What the task requires:
Search the data for the word "this" and copy every line where it occurs.

Extracted records:
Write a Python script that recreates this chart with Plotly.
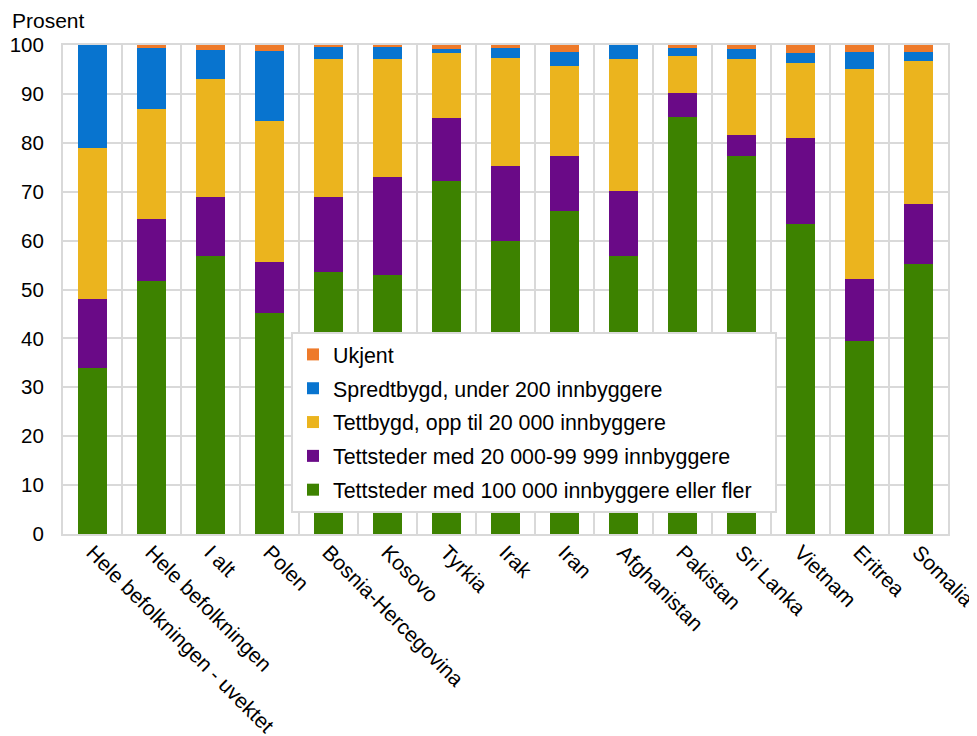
...
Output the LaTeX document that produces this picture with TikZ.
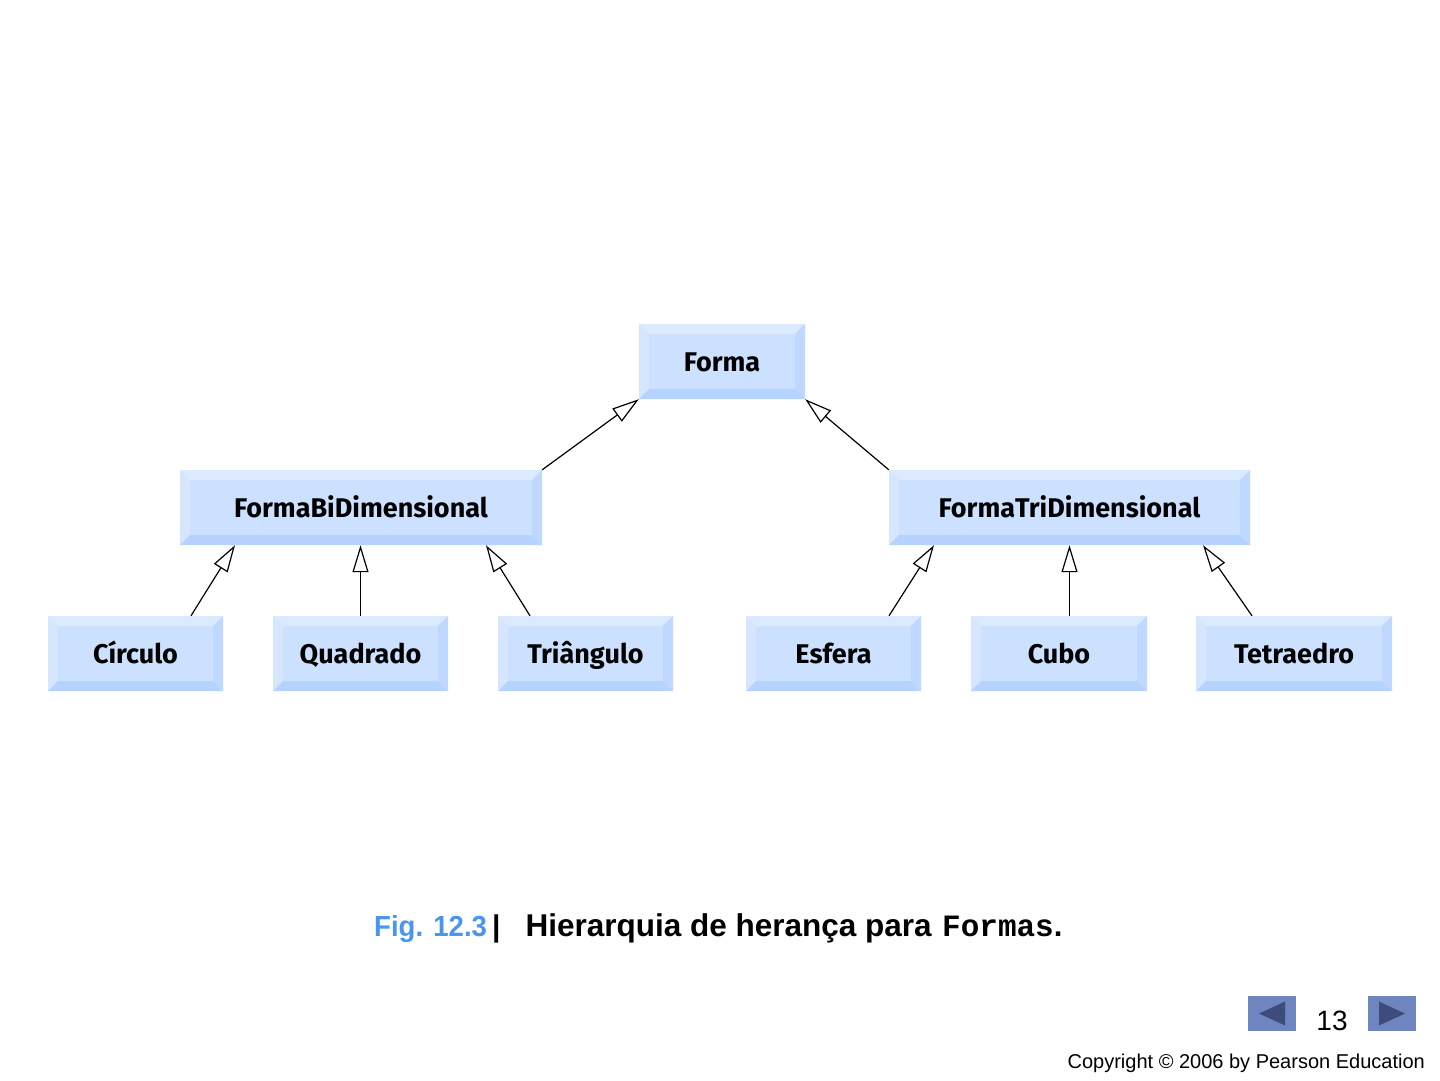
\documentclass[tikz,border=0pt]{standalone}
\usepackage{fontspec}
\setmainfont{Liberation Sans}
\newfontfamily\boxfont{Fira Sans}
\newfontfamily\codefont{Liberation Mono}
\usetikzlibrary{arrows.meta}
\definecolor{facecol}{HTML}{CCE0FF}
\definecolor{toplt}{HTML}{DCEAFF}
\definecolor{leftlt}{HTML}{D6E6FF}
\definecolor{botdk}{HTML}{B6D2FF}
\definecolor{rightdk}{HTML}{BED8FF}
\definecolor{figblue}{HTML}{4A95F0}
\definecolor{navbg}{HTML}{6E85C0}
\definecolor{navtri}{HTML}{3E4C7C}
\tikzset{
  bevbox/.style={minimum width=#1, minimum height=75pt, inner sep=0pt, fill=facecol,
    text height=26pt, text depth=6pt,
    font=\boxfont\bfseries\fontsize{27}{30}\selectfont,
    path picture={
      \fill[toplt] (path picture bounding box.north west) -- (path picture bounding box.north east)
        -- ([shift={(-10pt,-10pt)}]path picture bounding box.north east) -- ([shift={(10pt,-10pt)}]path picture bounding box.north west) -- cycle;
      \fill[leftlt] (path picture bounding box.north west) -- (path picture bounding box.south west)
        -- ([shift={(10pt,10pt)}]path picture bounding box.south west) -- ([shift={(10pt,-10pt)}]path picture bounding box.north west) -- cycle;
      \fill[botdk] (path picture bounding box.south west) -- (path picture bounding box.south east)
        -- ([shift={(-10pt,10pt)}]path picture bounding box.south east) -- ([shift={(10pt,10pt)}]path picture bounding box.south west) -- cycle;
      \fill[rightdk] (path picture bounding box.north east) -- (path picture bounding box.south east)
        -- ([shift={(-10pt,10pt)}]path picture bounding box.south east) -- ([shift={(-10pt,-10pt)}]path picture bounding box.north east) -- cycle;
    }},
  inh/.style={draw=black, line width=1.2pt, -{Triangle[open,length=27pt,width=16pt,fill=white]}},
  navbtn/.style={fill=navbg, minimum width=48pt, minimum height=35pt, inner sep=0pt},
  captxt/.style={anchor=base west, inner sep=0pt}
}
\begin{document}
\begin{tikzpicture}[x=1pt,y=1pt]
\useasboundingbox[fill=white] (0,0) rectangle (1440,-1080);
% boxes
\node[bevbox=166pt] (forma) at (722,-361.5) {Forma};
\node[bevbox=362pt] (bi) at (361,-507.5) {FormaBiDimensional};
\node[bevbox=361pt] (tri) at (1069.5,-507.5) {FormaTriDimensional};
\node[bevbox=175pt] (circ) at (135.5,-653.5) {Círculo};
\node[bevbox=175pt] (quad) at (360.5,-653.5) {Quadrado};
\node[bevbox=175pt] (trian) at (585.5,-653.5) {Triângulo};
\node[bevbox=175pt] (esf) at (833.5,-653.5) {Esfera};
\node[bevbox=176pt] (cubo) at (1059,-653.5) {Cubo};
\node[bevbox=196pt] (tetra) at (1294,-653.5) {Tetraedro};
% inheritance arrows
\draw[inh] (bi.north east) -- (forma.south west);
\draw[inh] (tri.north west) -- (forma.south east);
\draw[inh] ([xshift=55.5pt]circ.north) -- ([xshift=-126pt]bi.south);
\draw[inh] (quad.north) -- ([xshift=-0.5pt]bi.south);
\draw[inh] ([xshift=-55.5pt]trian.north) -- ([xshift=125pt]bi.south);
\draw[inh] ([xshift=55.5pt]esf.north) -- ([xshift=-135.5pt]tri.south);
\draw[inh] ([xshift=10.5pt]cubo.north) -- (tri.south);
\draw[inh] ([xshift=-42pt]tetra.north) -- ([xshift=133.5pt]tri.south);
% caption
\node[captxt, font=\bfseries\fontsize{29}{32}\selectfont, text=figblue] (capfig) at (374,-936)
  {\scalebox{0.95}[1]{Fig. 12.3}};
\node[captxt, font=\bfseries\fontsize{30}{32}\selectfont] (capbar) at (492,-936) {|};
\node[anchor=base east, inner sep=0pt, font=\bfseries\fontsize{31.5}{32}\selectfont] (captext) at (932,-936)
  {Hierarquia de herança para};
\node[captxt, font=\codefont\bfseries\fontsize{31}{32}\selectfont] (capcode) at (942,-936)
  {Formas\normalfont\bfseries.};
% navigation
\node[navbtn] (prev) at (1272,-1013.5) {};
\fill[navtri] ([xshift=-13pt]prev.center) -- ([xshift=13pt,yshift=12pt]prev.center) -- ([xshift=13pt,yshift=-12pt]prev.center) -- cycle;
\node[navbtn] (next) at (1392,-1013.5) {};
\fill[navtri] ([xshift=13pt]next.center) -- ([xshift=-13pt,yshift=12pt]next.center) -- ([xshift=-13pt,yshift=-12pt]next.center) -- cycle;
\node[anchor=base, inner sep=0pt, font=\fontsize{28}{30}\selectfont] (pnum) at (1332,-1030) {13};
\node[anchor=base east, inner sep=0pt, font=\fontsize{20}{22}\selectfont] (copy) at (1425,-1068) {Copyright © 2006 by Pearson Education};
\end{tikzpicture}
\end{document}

Written solution:
Write a Python script that recreates this chart with Plotly.
Output the LaTeX document that produces this picture with TikZ.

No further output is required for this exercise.